*WHAT IS BEING ASKED*.
Copy out every record below exactly as written, but leave out any pictures.

*EXERCISE MATERIAL*.
============

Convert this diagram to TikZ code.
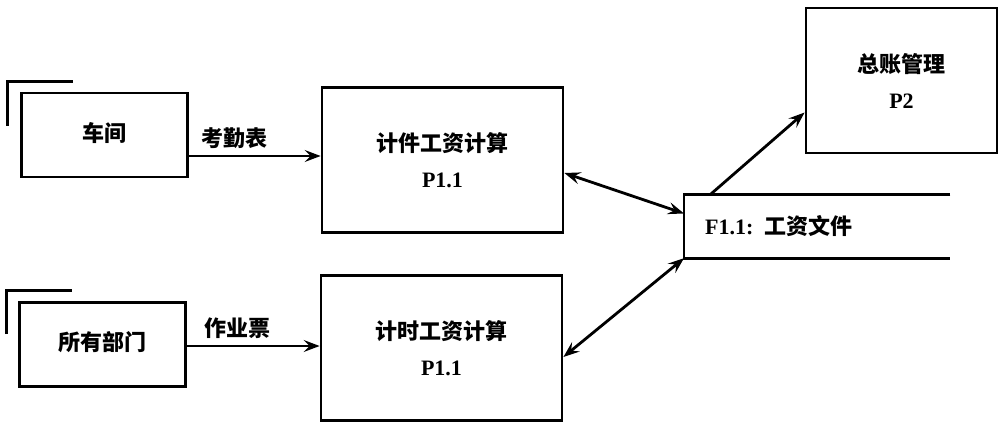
\documentclass[tikz,border=0pt]{standalone}
\usepackage{fontspec}
\setmainfont{Liberation Serif}
\newfontfamily\cjk{Noto Sans CJK SC}
\usetikzlibrary{positioning,calc,arrows.meta}

\begin{document}
\begin{tikzpicture}[
    x=1pt, y=-1pt,
    box/.style={draw, line width=2.8pt, align=center, inner sep=0pt, font=\fontsize{22}{36}\selectfont\bfseries},
    entity/.style={box, minimum width=166pt, minimum height=84pt},
    proc/.style={box, minimum width=241pt, minimum height=145pt},
    arrow/.style={-{Stealth[length=16pt,width=12pt,inset=6pt]}, line width=2.8pt},
    biarrow/.style={{Stealth[length=16pt,width=12pt,inset=6pt]}-{Stealth[length=16pt,width=12pt,inset=6pt]}, line width=2.8pt},
    lbl/.style={font=\fontsize{22}{26}\selectfont\bfseries\cjk}
]

% Canvas
\fill[white] (0,0) rectangle (1001,425);
\useasboundingbox (0,0) rectangle (1001,425);

% External entities
\node[entity] (ws) at (104.5,135) {\raisebox{7pt}{\cjk 车间}};
\node[entity] (dept) at (102.5,344.5) {\raisebox{8pt}{\cjk 所有部门}};

% Entity corner marks
\draw[line width=2.8pt] (ws.north west) ++(-13,34) -- ++(0,-44) -- ++(66,0);
\draw[line width=2.8pt] (dept.north west) ++(-12,33) -- ++(0,-44) -- ++(66,0);

% Processes
\node[proc] (calcA) at (442.5,160) {{\cjk 计件工资计算}\\P1.1};
\node[proc] (calcB) at (441.5,348) {{\cjk 计时工资计算}\\P1.1};
\node[box, minimum width=191pt, minimum height=145pt] (ledger) at (901.5,80.5) {{\cjk 总账管理}\\P2};

% Data store
\node[minimum width=266pt, minimum height=63pt, anchor=west] (store) at (684,226.5) {};
\draw[line width=2.8pt] (store.north east) -- (store.north west) -- (store.south west) -- (store.south east);
\node[anchor=west, inner sep=0pt, font=\fontsize{22}{26}\selectfont\bfseries] (storetxt) at ([xshift=21pt]store.west) {F1.1:~~{\cjk 工资文件}};

% Input flows
\coordinate (a1) at ([yshift=-21pt]ws.east);
\draw[arrow] (a1) -- (a1 -| calcA.west) node[lbl, pos=0.35, above=3pt] {考勤表};
\coordinate (a2) at ([yshift=-1.5pt]dept.east);
\draw[arrow] (a2) -- (a2 -| calcB.west) node[lbl, pos=0.38, above=3pt] {作业票};

% Store flows
\draw[biarrow] ([yshift=-13pt]calcA.east) -- ([yshift=13pt]store.west);
\draw[biarrow] ([yshift=-9pt]calcB.east) -- (store.south west);
\draw[arrow] ([xshift=26pt]store.north west) -- ([yshift=-32pt]ledger.west);

\end{tikzpicture}
\end{document}
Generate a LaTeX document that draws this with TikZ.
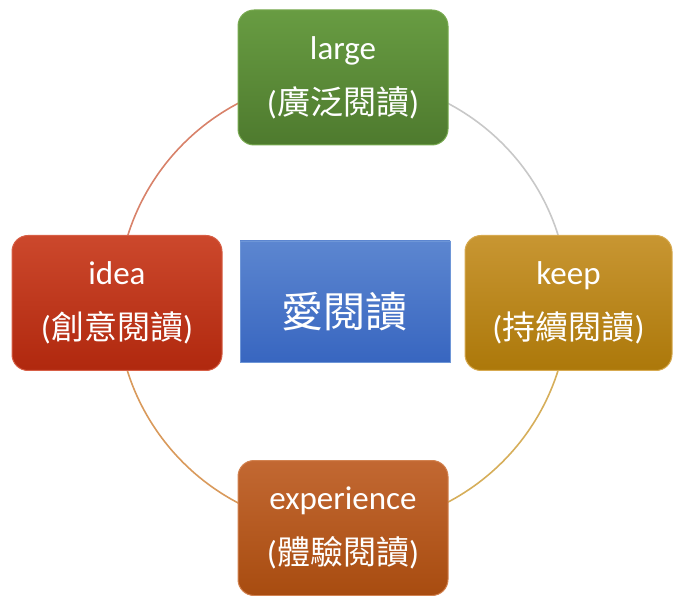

============

*CORRECT RESULT*.
Convert this diagram to TikZ code.
\documentclass[tikz,border=0pt]{standalone}
\usepackage{fontspec}
\setmainfont{Liberation Serif}
\newfontfamily\cjk{Noto Sans CJK SC}
\usetikzlibrary{positioning,calc,arrows.meta}

\begin{document}
\begin{tikzpicture}[
    x=1pt, y=-1pt,
    box/.style={draw, line width=2.8pt, align=center, inner sep=0pt, font=\fontsize{22}{36}\selectfont\bfseries},
    entity/.style={box, minimum width=166pt, minimum height=84pt},
    proc/.style={box, minimum width=241pt, minimum height=145pt},
    arrow/.style={-{Stealth[length=16pt,width=12pt,inset=6pt]}, line width=2.8pt},
    biarrow/.style={{Stealth[length=16pt,width=12pt,inset=6pt]}-{Stealth[length=16pt,width=12pt,inset=6pt]}, line width=2.8pt},
    lbl/.style={font=\fontsize{22}{26}\selectfont\bfseries\cjk}
]

% Canvas
\fill[white] (0,0) rectangle (1001,425);
\useasboundingbox (0,0) rectangle (1001,425);

% External entities
\node[entity] (ws) at (104.5,135) {\raisebox{7pt}{\cjk 车间}};
\node[entity] (dept) at (102.5,344.5) {\raisebox{8pt}{\cjk 所有部门}};

% Entity corner marks
\draw[line width=2.8pt] (ws.north west) ++(-13,34) -- ++(0,-44) -- ++(66,0);
\draw[line width=2.8pt] (dept.north west) ++(-12,33) -- ++(0,-44) -- ++(66,0);

% Processes
\node[proc] (calcA) at (442.5,160) {{\cjk 计件工资计算}\\P1.1};
\node[proc] (calcB) at (441.5,348) {{\cjk 计时工资计算}\\P1.1};
\node[box, minimum width=191pt, minimum height=145pt] (ledger) at (901.5,80.5) {{\cjk 总账管理}\\P2};

% Data store
\node[minimum width=266pt, minimum height=63pt, anchor=west] (store) at (684,226.5) {};
\draw[line width=2.8pt] (store.north east) -- (store.north west) -- (store.south west) -- (store.south east);
\node[anchor=west, inner sep=0pt, font=\fontsize{22}{26}\selectfont\bfseries] (storetxt) at ([xshift=21pt]store.west) {F1.1:~~{\cjk 工资文件}};

% Input flows
\coordinate (a1) at ([yshift=-21pt]ws.east);
\draw[arrow] (a1) -- (a1 -| calcA.west) node[lbl, pos=0.35, above=3pt] {考勤表};
\coordinate (a2) at ([yshift=-1.5pt]dept.east);
\draw[arrow] (a2) -- (a2 -| calcB.west) node[lbl, pos=0.38, above=3pt] {作业票};

% Store flows
\draw[biarrow] ([yshift=-13pt]calcA.east) -- ([yshift=13pt]store.west);
\draw[biarrow] ([yshift=-9pt]calcB.east) -- (store.south west);
\draw[arrow] ([xshift=26pt]store.north west) -- ([yshift=-32pt]ledger.west);

\end{tikzpicture}
\end{document}
Generate a LaTeX document that draws this with TikZ.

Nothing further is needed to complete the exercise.